Dancing in the dying light

BalletX presents Fall Series 2017 with Nicolo Fonte's 'Beautiful Decay'

In
4 minute read
Gary W. Jeter II follows the movements of Hellmut Fricke-Gottschild. (Photo by Bill Hebert.)
Gary W. Jeter II follows the movements of Hellmut Fricke-Gottschild. (Photo by Bill Hebert.)

BalletX flexed its artistic muscles by opening two different series this season. The company opens its own season with Nicolo Fonte’s Beautiful Decay at the newly renovated Wilma Theater. (The once-trendy exposed ductwork is gone, and the lobby is now Good Karma bar and café. Most important to theatergoers, the seats have been reupholstered!) In October, BalletX also opened the visiting dance series at the Annenberg Center for the Performing Arts, where we saw them as others do: on the road.

It seems fitting, as the days shorten and we head into the many festivals of light, that we take a moment to ponder the passage of time, the fading of life’s energy in winter. Inspired by Mark Golebiowski’s 3D photographs of dying flowers, Fonte explores this temporal movement by building his full-length ballet around a pair of dancers in their later years.

Two older couples, passing the time

In Wednesday’s opener, Group Motion cofounders Brigitta Herrmann and Manfred Fischbeck performed the elder roles. Thursday, they were performed by Temple dance professor emerita Brenda Dixon-Gottschild and Zero Moving Dance Company founder Hellmut Fricke-Gottschild. The couples will alternate throughout the run.

Fonte set Beautiful Decay in two parts. The first, to Vivaldi’s Concerto Largo in G Minor and Four Seasons, opened with a series of industrial, translucent doorways (designed by MacArthur fellow Mimi Lien) to represent the mirrored halls of Versailles. Gary W. Jeter II, in a gold velvet doublet and dance shorts, with the exaggerated posture of a renaissance courtier, danced counterpoint to the older woman, who expressed herself with arm movements. She stood in one of the “rooms” defined by the doorways that crossed the stage.

A joyous explosion of youth followed in more of costume designer Martha Chamberlain’s velvet and brocade, which blended the Versailles inspiration with the colors of Golebiowski’s flowers.

Dancers leapt, flew, and slid across the stage, always in one direction because, Fonte told us, time only moves forward.
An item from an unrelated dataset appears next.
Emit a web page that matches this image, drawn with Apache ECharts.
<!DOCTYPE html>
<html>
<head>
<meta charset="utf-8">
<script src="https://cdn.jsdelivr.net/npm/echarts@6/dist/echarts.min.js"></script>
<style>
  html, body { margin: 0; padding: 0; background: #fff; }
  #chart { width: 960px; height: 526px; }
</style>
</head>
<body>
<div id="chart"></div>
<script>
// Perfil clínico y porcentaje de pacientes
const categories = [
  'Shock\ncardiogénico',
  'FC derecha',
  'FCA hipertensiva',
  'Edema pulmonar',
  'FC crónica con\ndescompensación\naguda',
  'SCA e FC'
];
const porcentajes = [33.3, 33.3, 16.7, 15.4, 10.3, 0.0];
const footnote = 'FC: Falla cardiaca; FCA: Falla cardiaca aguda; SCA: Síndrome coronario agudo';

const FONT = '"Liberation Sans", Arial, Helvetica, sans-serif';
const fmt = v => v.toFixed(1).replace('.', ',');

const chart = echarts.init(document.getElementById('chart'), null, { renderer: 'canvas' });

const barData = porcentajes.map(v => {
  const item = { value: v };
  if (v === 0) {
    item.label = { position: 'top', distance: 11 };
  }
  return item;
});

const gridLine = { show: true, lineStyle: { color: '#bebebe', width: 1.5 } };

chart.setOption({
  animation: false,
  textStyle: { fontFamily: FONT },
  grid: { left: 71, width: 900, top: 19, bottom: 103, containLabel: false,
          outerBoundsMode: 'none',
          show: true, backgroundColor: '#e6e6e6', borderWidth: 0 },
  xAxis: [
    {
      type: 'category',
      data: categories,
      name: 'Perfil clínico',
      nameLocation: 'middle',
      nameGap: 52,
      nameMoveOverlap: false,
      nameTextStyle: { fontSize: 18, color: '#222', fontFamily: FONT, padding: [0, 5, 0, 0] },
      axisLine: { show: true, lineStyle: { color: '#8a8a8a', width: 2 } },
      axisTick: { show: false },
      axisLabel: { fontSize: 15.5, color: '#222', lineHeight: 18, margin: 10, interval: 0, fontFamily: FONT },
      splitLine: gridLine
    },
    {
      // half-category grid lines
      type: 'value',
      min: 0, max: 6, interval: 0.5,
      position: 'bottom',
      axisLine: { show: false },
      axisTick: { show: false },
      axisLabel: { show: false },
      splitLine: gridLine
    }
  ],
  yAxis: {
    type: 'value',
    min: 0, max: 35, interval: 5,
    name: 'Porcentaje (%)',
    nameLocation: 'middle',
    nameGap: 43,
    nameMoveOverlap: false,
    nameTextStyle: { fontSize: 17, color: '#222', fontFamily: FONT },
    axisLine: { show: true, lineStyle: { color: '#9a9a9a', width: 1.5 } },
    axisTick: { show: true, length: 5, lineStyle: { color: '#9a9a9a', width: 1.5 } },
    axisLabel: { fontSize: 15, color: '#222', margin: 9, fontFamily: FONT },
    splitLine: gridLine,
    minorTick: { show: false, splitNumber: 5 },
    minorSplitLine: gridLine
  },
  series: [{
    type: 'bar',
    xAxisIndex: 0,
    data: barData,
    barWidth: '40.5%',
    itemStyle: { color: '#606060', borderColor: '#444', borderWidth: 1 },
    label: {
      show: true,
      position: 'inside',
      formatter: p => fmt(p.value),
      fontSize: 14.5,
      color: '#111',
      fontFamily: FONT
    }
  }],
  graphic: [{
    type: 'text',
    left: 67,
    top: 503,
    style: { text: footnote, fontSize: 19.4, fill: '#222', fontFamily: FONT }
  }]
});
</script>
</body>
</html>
Sometimes the doorways were just passages across the space. At other times, they seemed more like shadowboxes framing duets and trios as if they were flowers on display.

The senior couples, in costumes that echoed the second act’s more modern past, flowed across the stage like time itself passing in front of the frenetic youth. Occasionally, they joined the dance, sometimes leading it, sometimes being drawn in by it. The company followed them with closely related movements that contrasted lithe strength with grace and wisdom.
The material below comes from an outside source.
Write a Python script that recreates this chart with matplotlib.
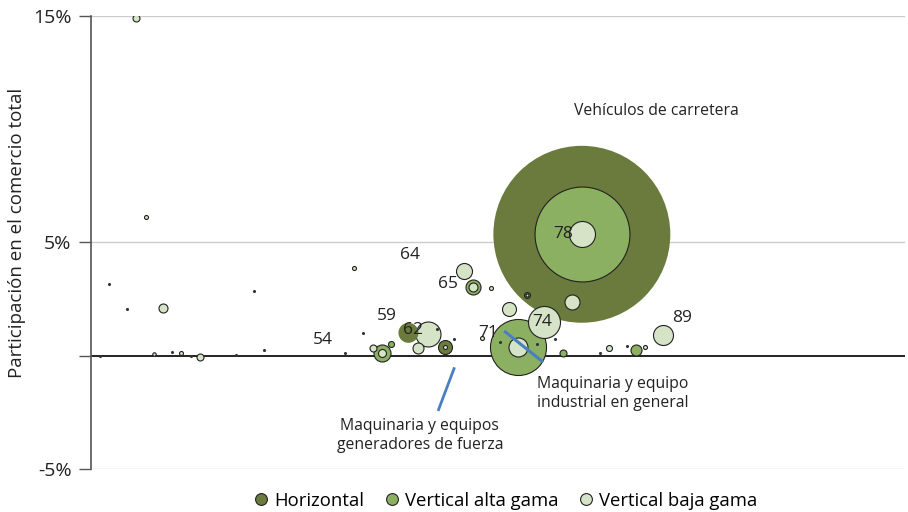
import matplotlib
matplotlib.use("Agg")
import matplotlib.pyplot as plt
from matplotlib.lines import Line2D

plt.rcParams['font.family'] = ['Open Sans', 'DejaVu Sans']

# colours
c_hor = '#6a7b3d'
c_alta = '#8cb062'
c_baja = '#d5e3c6'
c_line = '#4a7fc1'

# x: product position (index scale 0-100), y: share in total trade (%), v: trade value (area units)
hor_x = [60.3, 39.0, 43.5, 53.6]
hor_y = [5.36, 1.01, 0.39, 2.68]
hor_v = [313.0, 4.0, 1.96, 0.36]

alta_x = [60.3, 52.5, 35.7, 36.8, 46.9, 58.0, 66.9]
alta_y = [5.36, 0.39, 0.12, 0.52, 3.04, 0.10, 0.26]
alta_v = [90.0, 31.4, 2.9, 0.36, 2.25, 0.49, 1.21]

baja_x = [5.5, 6.7, 8.9, 7.8, 11.1, 13.4, 32.3, 45.8, 34.6, 40.2, 41.4, 49.1,
          51.3, 55.6, 48.0, 59.1, 63.6, 68.1, 70.3,
          35.7, 46.9, 52.4, 60.3, 43.5, 53.6]
baja_y = [14.89, 6.13, 2.12, 0.07, 0.11, -0.05, 3.86, 3.73, 0.36, 0.36, 0.94, 2.97,
          2.04, 1.50, 0.76, 2.38, 0.33, 0.39, 0.91,
          0.12, 3.04, 0.39, 5.38, 0.39, 2.68]
baja_v = [0.49, 0.16, 0.81, 0.12, 0.16, 0.49, 0.16, 2.56, 0.49, 1.21, 6.25, 0.16,
          1.96, 10.24, 0.16, 2.25, 0.36, 0.16, 4.0,
          0.64, 0.81, 3.61, 6.76, 0.16, 0.09]

# very small products (dots)
dot_x = [2.2, 4.4, 20.0, 1.1, 10.0, 12.3, 17.8, 21.2, 31.2, 33.4, 42.5, 44.6,
         50.2, 54.8, 57.0, 62.5, 65.9]
dot_y = [3.16, 2.06, 2.85, -0.01, 0.17, 0.0, 0.01, 0.24, 0.12, 1.01, 1.17, 0.73,
         0.61, 0.5, 0.72, 0.14, 0.43]

codes = ['54', '59', '62', '64', '65', '71', '74', '78', '89']
code_x = [28.5, 36.4, 39.6, 39.2, 43.9, 48.8, 55.4, 58.0, 72.6]
code_y = [0.69, 1.75, 1.13, 4.45, 3.16, 1.0, 1.48, 5.38, 1.66]

# value (area units) -> marker area in pt^2
k = (0.72 * 10) ** 2

fig = plt.figure(figsize=(9.08, 5.12), dpi=100)
ax = fig.add_axes([0.1002, 0.084, 0.8965, 0.885])

for yv in [15, 5, -5]:
    ax.axhline(yv, color='#cccccc', lw=1.0, zorder=0)

# draw all bubbles, big ones first
pts = []
for x, y, v in zip(hor_x, hor_y, hor_v):
    pts.append((v, x, y, c_hor))
for x, y, v in zip(alta_x, alta_y, alta_v):
    pts.append((v, x, y, c_alta))
for x, y, v in zip(baja_x, baja_y, baja_v):
    pts.append((v, x, y, c_baja))
pts.sort(key=lambda p: -p[0])
for i, (v, x, y, c) in enumerate(pts):
    edge = 'none' if (c == c_hor and v > 3) else '#222222'
    ax.scatter([x], [y], s=v * k, color=c, edgecolors=edge, linewidths=0.8,
               zorder=2 + i * 0.01)

ax.scatter(dot_x, dot_y, s=1.5, color='#333333', zorder=3)

ax.axhline(0, color='#111111', lw=1.3, zorder=1.5)

for t, x, y in zip(codes, code_x, code_y):
    ax.text(x, y, t, fontsize=12.5, color='#222222', ha='center', va='center', zorder=5)

ax.text(69.4, 10.78, 'Vehículos de carretera', fontsize=11.3, color='#222222',
        ha='center', va='center')
ax.text(54.8, -1.66, 'Maquinaria y equipo\nindustrial en general', fontsize=11.3,
        color='#222222', ha='left', va='center', linespacing=1.2)
ax.text(40.4, -3.52, 'Maquinaria y equipos\ngeneradores de fuerza', fontsize=11.3,
        color='#222222', ha='center', va='center', linespacing=1.2)
ax.plot([44.6, 42.7], [-0.57, -2.38], color=c_line, lw=2, zorder=6)
ax.plot([50.9, 55.4], [1.05, -0.24], color=c_line, lw=2.2, zorder=6)

ax.set_xlim(0, 100)
ax.set_ylim(-5, 15)
ax.set_xticks([])
ax.set_yticks([-5, 0, 5, 15])
ax.set_yticklabels(['-5%', '', '5%', '15%'], fontsize=14, color='#222222')
ax.tick_params(axis='y', length=9, width=1, color='#555555', pad=5)
for s in ['top', 'right', 'bottom']:
    ax.spines[s].set_visible(False)
ax.spines['left'].set_color('#555555')
ax.spines['left'].set_linewidth(1.2)
ax.set_ylabel('Participación en el comercio total', fontsize=13.5, color='#222222')
ax.yaxis.set_label_coords(-0.080, 0.52)

handles = [
    Line2D([], [], marker='o', ls='', markersize=8.5, markerfacecolor=c_hor, markeredgecolor='#222222', markeredgewidth=0.8),
    Line2D([], [], marker='o', ls='', markersize=8.5, markerfacecolor=c_alta, markeredgecolor='#222222', markeredgewidth=0.8),
    Line2D([], [], marker='o', ls='', markersize=8.5, markerfacecolor=c_baja, markeredgecolor='#222222', markeredgewidth=0.8),
]
fig.legend(handles, ['Horizontal', 'Vertical alta gama', 'Vertical baja gama'],
           loc='center', bbox_to_anchor=(0.556, 0.022), ncol=3, frameon=False,
           fontsize=13.3, handletextpad=0.2, columnspacing=1.0, handlelength=1.0)

fig.savefig('out.png', dpi=100)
Rememberance of things past

It was interesting to compare the two senior dance casts. On opening night, Herrmann was a commanding presence. Even with her more constrained movements, I could not look away. Fischbeck seemed to command the younger dancers who followed him, making his memories dance for him.

In lift: Skyler Lubin; standing, L to R: Daniel Mayo, Gary W. Jeter II, Roderick Phifer. (Photo by Bill Hebert.)
In lift: Skyler Lubin; standing, L to R: Daniel Mayo, Gary W. Jeter II, Roderick Phifer. (Photo by Bill Hebert.)

By contrast, Dixon-Gottschild and Fricke-Gottschild presented a dreamier perspective. Dixon-Gottschild seemed to gather us in, as if we were all part of her memories. Fricke-Gottschild seemed almost haunted by the memories crowding around him. My favorite dance, though, highlighted the five women of the company, who attacked the Vivaldi with sass and glee.

After intermission, we returned to find the doorways gone, leaving just one confined space left, and modern music: Max Richter’s “Vivaldi Recomposed: Spring 1 Remix” and Ólafur Arnalds’s “For Now I Am Winter.”

When the curtain opened, the men wore black suits and white t-shirts. The women wore soft flowered dresses in faded colors. As the dance progressed, the men lost their jackets and the women returned in white t-shirts, black shorts, socks, and later, pointe shoes.

The senior cast had a smaller part in this act, which seemed to move back and forth in time, between suits and tees, socks and toe shoes. The pace was less frenetic, so it was easier to focus on specific dances, including one that climaxed with Skyler Lubin held aloft by Gary W. Jeter II, Roderick Phifer, and Daniel Mayo.

But one section could have been pulled from the headlines: in it, the men of the company, wearing suits, harrassed Caili Quan as she struggled to flee them. It was an uncomfortable moment.

It seemed as if we were looking at two different ballets reflecting on time. They worked well together, however, and added up to a profoundly moving meditation on life and loss.